Sistemas fotovoltaicos de grande capacidade são mais prováveis de encontrarem esse problema devido à grande área instalada e o número de componentes utilizados. Se o inversor emite constantemente esse tipo de alarme durante um determinado período do dia e o sistema é restaurado após alguns instantes, isso pode indicar que algum fator ambiental esteja interferindo na operação do sistema.  

A instalação elétrica deve ser completamente verificada no lado de corrente contínua e alternada. Deve-se procurar por condutores com isolamento desgastado ou rompidos (danos mecânicos no transporte ou instalação, roedores, pássaros etc), que estejam ou possam eventualmente entrar em contato com massas metálicas condutoras ou com o terra. A isolação de cabos deve ser de acordo com o nível de tensão da utilizado no sistema FV. Um nível de isolação menor que a tensão máxima do sistema resultará em eventual rompimento do material e riscos de arcos elétricos e corrente de fuga. Os cabos utilizados no lado CC devem seguir as recomendações da NBR 16612. 

Cabos que estejam instalados fora de eletrodutos e em contato direto com o solo ou com telhados devem ser verificados. Esses cabos podem gerar fugas de correntes após períodos chuvosos. Além disso, a proteção da stringbox contra a penetração de corpos sólidos e líquidos deve ser assegurada de acordo com o seu local de instalação. Uma stringbox mal vedada pode permitir a entrada de água e condensação de umidade, gerando curto-circuito e correntes de fugas. Os conectores utilizados no lado CC e CA devem ser verificados para garantir que não estejam soltos ou danificados.  

Ensaios bem conhecidos dos profissionais de elétrica como medição da tensão entre um pólo de uma string e o terra da instalação pode ser utilizado para identificar a origem do alarme. Outra solução é utilizar um Megômetro para medir a resistência de isolamento e isolar e substituir a fonte do erro. Esses ensaios juntos com a resistência mínima de isolamento podem ser consultados na NBR 16274 – Requisitos mínimos para documentação, ensaios de comissionamento, inspeção e avaliação de desempenho.  

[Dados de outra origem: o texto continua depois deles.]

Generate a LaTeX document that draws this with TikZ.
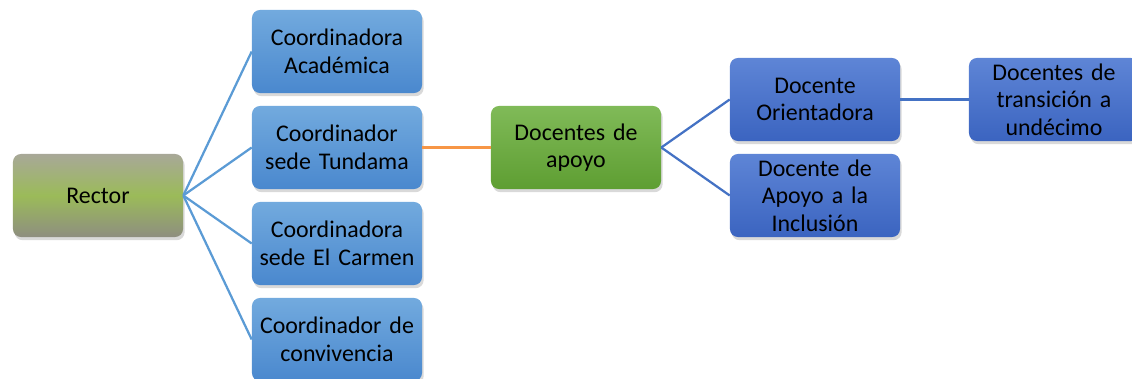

Por fim, a equipotencialização e aterramento das estruturas é fundamental para garantir a segurança e o funcionamento correto da instalação. É importante verificar se componentes como módulos, estruturas de suporte, stringbox e inversor estão aterrados através de condutores de baixa impedância e com boa continuidade elétrica. Um bom aterramento vai garantir que qualquer corrente de fuga seja absorvida pelo terra e não pelas pessoas.  


 

RESUMO 

 

Correntes de fuga ocorrem quando há um desvio não intencional no caminho original percorrido pela corrente elétrica. Todo sistema, CC ou CA, apresenta um determinado nível de corrente de fuga devido a presença de materiais que não são perfeitamente isolantes elétricos. Em sistemas fotovoltaicos o nível de correntes de fuga é monitorado em tempo real pelos inversores mais modernos.  

Um sistema FV conectado à rede elétrica sem isolação galvânica e sem aterramento funcional deve se desconectar de forma automática da rede elétrica, a partir de uma variação brusca de corrente de fuga de 100 mA. A desconexão é exigida por normas, de forma a proteger as pessoas e os equipamentos presentes na instalação. Em todo caso, uma corrente de fuga pode tornar um sistema inoperante e refletir no seu retorno de investimento.  

Identificar a origem de correntes de fuga em instalações FV nem sempre é uma tarefa fácil. A origem dessas correntes pode ser por fatores ambientais, de instalação e também problemas internos e de fabricação dos equipamentos utilizados. Caso sejam identificados esse tipo de alarme deve-se adotar um procedimento criterioso para averiguar todos os prováveis pontos de falha na instalação, inclusive identificando as condições ambientes e o horário de ocorrência dessas falhas.  

Além de verificar as condições da instalação e dos equipamentos é essencial manter um bom sistema de equipotencialização e de aterramento. Isso reduzirá os riscos a que as pessoas estarão submetidas e evitará casos de incêndio e danos à propriedade.   

 
 

Referências  

2019. Leakage current. Sunpower UK. Disponível em : https://www.sunpower-uk.com/glossary/what-is-leakage-current/ [Acessado em 4 de Fevereiro de 2022]. 

 

        NR 10 - Segurança em instalações e serviços em eletricidade - Dezembro de 2004. 

        ABNT - Associação Brasileira de Normas Técnicas NBR 5410 - Instalações elétricas de baixa tensão - Março de 2005. 

   Solis seminar 【episode 16】 leakage current failure. Solis PV Inverters-Ginlong Technologies. Disponível em: https://www.ginlong.com/global/documentation/38874.html [Acessado em February 4, 2022]. 

        ABNT - Associação Brasileira de Normas Técnicas NBR 16690 - Instalações elétricas de arranjos fotovoltaicos – Requisitos de projeto - Outubro de 2019. 

      ABNT - Associação Brasileira de Normas Técnicas NBR 16612 - Cabos de potência para sistemas fotovoltaicos, não halogenados, isolados, com cobertura, para tensão de até 1,8kV C.C entre condutores – Requisitos de desempenho - Agosto de 2017. 

       ABNT - Associação Brasileira de Normas Técnicas NBR 16274 - Sistemas fotovoltaicos conectados à rede – Requisitos mínimos para documentação, ensaios de comissionamento, inspeção e avaliação de desempenho - Abril de 2014.